Panorama sur le Mont Blanc, depuis le sommet du Suchet (1588 m) (Hanus, 18-12-2016, 16h45)

Hélas, déjà le jour décline et il me faut songer à rebrousser chemin. Dans le froid mordant du crépuscule, la descente vers la vallée s’effectue au pas de course… Je m’en vais rejoindre la douce chaleur du foyer, comblé par cette excursion au cœur d’un paysage-histoire magnifié par l’hiver.

Carte de localisation secteur Vallorbe-Jougne-Suchet (http://www.myswitzerland.com)

 

Post scriptum : Mémoire, histoire et patrimoine de la frontière

La frontière délimite une enveloppe spatio-temporelle dont l’inscription au sol et la signification fonctionnelle renvoient à un pouvoir territorialisé qui s’impose à travers une série d’instruments et de codes.
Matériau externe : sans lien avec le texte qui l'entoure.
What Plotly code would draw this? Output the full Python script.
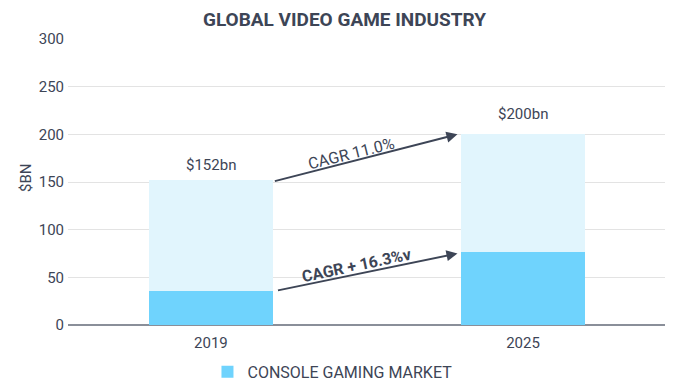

À travers la matérialisation de la ligne frontière les Éta,ts donnent en effet à voir le contrôle qu’ils exercent sur leur territoire. Pour maîtriser ce « pays frontalier », les agents de plusieurs administrations sont mobilisés, qui doivent nécessairement l’envisager, non seulement comme une parcelle du territoire national, mais aussi comme un élément solidaire du territoire situé de l’autre côté de la ligne de partage politique. Le substrat vivant où s’ancre la frontière dépasse donc largement le cadre géopolitique de son institution et génère ce qu’on pourrait appeler une « culture de frontière».

Nouveaux usages du patrimoine de la frontière… Crédit Laurent Starck

Les images des anciennes bornes-frontières, mais aussi celles du système de défense de la frontière, qui peuvent s’enrichir à l’infini, constituent une formidable archive. En effet avec la mise hors service de toutes les fortifications, les objets disparaissent de plus en plus rapidement et en particulier les ouvrages minés et les barricades sur routes. Les images et autres représentations d’époque sont en quelque sorte les derniers témoins de l’incroyable effort de défense consenti par la Suisse pour assurer la sécurité de son territoire durant la Seconde Guerre mondiale.

Le château de Grandson, le Suchet et les Aiguilles de Baulmes par Auguste Vautier-Dufour (Carte postale ancienne cliché Vautier Dufour collection personnelle DR, collection Yannik Plomb).